The agreement will go into effect in February and was celebrated as a victory for Europe as a free trade champion in the face of U.S. President Donald Trump's protectionism and Britain's decision to leave the European Union (EU).
"Our economic partnership with Japan – the biggest trade zone ever negotiated – is now very close to becoming a reality," EU Trade Commissioner Cecilia Malmstrom said.
But, ironically, some EU leaders see the wide-ranging deal they have agreed with far-off Japan as a possible model for future commercial relations with the UK, once it formally quits the bloc.
"Everything is uncertain with the United Kingdom for the moment, but one day or another we'll have to negotiate something," Malmstrom said, predicting a British deal would "go even further" than Japan's.
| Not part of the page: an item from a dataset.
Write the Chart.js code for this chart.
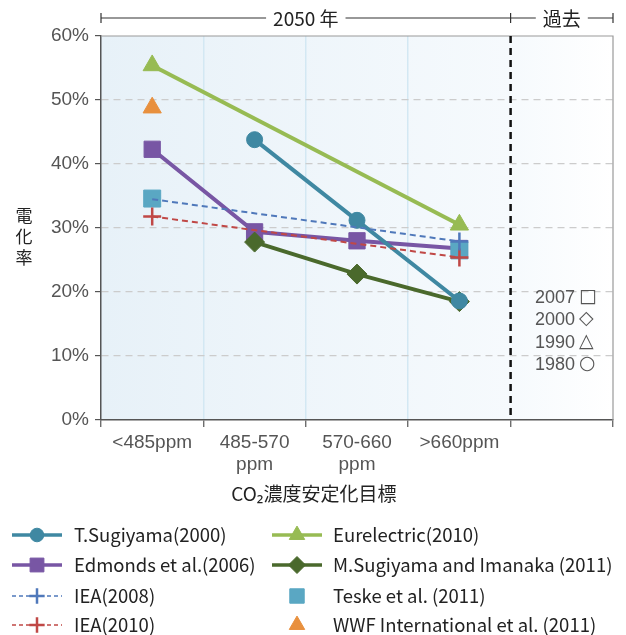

Covering more than 630 million people and economies that add up to around a third of the global output, the EU-Japan Economic Partnership Agreement has been under discussion since 2013.
When it goes into effect it will regulate almost all commerce between Japan and the 27 remaining EU economies and, according to Malmstrom, will benefit in particular European farmers.
Once the deal is fully implemented, some 85 percent of EU farm products will be eligible for tariff-free export to Japan, although in some cases this will come after a period of transition.
Customs duties on beef, for example, will be progressively reduced, and rice, a source of national pride in Japan, will be excluded from the deal.
Tokyo has also agreed to recognize more than 200 "geographic signifiers", allowing iconic European products like Roquefort cheese, Tyrolean speck and Polish Vodka to protect their brand value.
For their part, the Japanese will win free access to the European automobile market after a multi-year transition period.